*CHALLENGE:* Pictures aside, quote the whole listing exactly.
=== SOURCE MATERIAL ===
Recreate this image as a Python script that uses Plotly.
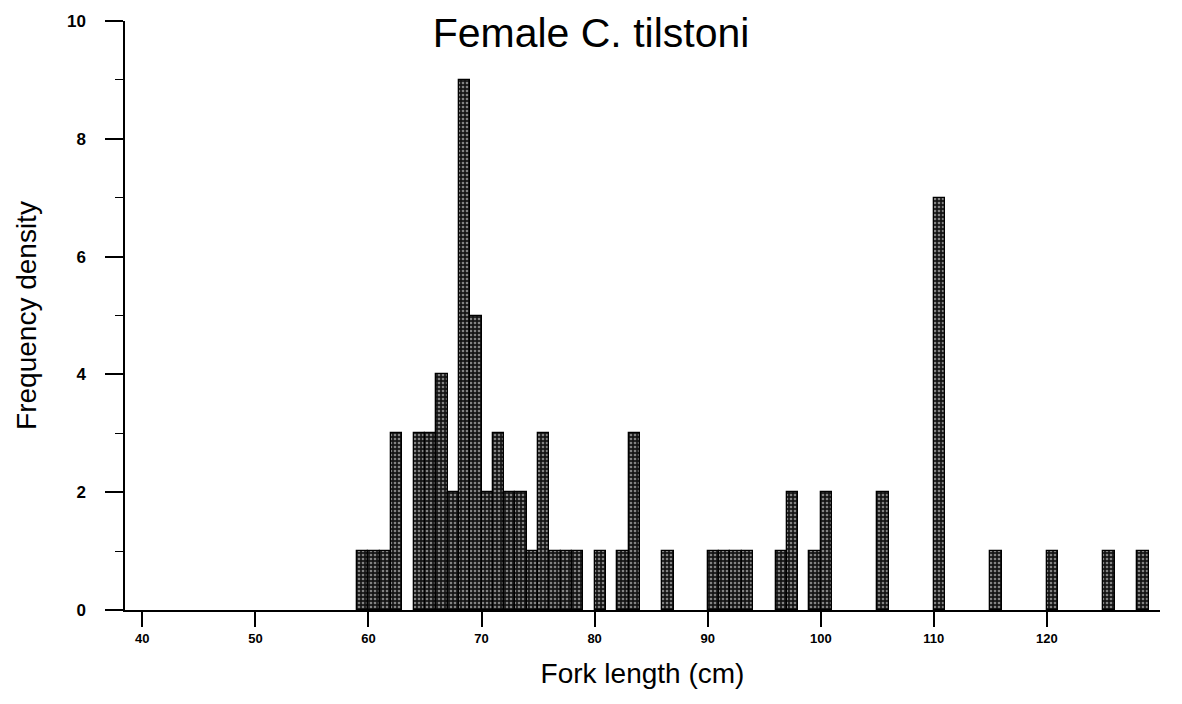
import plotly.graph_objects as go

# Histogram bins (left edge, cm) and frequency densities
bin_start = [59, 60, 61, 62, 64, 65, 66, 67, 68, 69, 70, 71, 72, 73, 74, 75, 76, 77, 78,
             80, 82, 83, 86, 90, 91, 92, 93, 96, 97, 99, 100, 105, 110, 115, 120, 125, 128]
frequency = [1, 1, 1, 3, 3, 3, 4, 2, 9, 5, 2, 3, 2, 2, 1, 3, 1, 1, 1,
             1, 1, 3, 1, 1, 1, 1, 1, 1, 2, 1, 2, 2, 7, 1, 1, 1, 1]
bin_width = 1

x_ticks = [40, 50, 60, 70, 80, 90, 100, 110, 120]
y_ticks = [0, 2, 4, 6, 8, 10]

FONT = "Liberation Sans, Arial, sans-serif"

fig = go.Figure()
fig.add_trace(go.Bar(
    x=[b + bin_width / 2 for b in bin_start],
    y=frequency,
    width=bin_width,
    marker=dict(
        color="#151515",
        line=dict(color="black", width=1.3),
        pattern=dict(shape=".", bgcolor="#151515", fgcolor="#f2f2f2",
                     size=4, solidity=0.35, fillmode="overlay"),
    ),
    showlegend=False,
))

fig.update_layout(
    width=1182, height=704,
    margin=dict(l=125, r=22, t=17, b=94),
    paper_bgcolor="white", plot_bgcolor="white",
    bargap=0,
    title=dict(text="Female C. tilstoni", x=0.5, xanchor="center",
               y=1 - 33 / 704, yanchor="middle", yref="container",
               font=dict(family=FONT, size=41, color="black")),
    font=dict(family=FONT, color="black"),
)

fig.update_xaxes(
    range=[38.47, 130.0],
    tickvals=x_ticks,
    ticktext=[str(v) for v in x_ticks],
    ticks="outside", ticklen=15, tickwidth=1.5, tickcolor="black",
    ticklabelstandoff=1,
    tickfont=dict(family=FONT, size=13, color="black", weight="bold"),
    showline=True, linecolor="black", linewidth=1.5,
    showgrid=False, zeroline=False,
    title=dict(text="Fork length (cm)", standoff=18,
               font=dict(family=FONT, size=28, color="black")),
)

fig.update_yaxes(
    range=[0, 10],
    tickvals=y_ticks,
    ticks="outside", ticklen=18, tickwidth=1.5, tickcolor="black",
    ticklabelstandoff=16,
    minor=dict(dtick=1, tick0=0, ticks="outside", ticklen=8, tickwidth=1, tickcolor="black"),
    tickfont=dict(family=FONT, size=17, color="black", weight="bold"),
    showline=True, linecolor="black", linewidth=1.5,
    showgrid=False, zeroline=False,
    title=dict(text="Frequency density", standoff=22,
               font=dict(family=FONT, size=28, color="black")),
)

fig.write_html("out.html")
===
*CORRECT RESPONSE:*
Recreate this image as a Python script that uses Plotly.
import plotly.graph_objects as go

# Histogram bins (left edge, cm) and frequency densities
bin_start = [59, 60, 61, 62, 64, 65, 66, 67, 68, 69, 70, 71, 72, 73, 74, 75, 76, 77, 78,
             80, 82, 83, 86, 90, 91, 92, 93, 96, 97, 99, 100, 105, 110, 115, 120, 125, 128]
frequency = [1, 1, 1, 3, 3, 3, 4, 2, 9, 5, 2, 3, 2, 2, 1, 3, 1, 1, 1,
             1, 1, 3, 1, 1, 1, 1, 1, 1, 2, 1, 2, 2, 7, 1, 1, 1, 1]
bin_width = 1

x_ticks = [40, 50, 60, 70, 80, 90, 100, 110, 120]
y_ticks = [0, 2, 4, 6, 8, 10]

FONT = "Liberation Sans, Arial, sans-serif"

fig = go.Figure()
fig.add_trace(go.Bar(
    x=[b + bin_width / 2 for b in bin_start],
    y=frequency,
    width=bin_width,
    marker=dict(
        color="#151515",
        line=dict(color="black", width=1.3),
        pattern=dict(shape=".", bgcolor="#151515", fgcolor="#f2f2f2",
                     size=4, solidity=0.35, fillmode="overlay"),
    ),
    showlegend=False,
))

fig.update_layout(
    width=1182, height=704,
    margin=dict(l=125, r=22, t=17, b=94),
    paper_bgcolor="white", plot_bgcolor="white",
    bargap=0,
    title=dict(text="Female C. tilstoni", x=0.5, xanchor="center",
               y=1 - 33 / 704, yanchor="middle", yref="container",
               font=dict(family=FONT, size=41, color="black")),
    font=dict(family=FONT, color="black"),
)

fig.update_xaxes(
    range=[38.47, 130.0],
    tickvals=x_ticks,
    ticktext=[str(v) for v in x_ticks],
    ticks="outside", ticklen=15, tickwidth=1.5, tickcolor="black",
    ticklabelstandoff=1,
    tickfont=dict(family=FONT, size=13, color="black", weight="bold"),
    showline=True, linecolor="black", linewidth=1.5,
    showgrid=False, zeroline=False,
    title=dict(text="Fork length (cm)", standoff=18,
               font=dict(family=FONT, size=28, color="black")),
)

fig.update_yaxes(
    range=[0, 10],
    tickvals=y_ticks,
    ticks="outside", ticklen=18, tickwidth=1.5, tickcolor="black",
    ticklabelstandoff=16,
    minor=dict(dtick=1, tick0=0, ticks="outside", ticklen=8, tickwidth=1, tickcolor="black"),
    tickfont=dict(family=FONT, size=17, color="black", weight="bold"),
    showline=True, linecolor="black", linewidth=1.5,
    showgrid=False, zeroline=False,
    title=dict(text="Frequency density", standoff=22,
               font=dict(family=FONT, size=28, color="black")),
)

fig.write_html("out.html")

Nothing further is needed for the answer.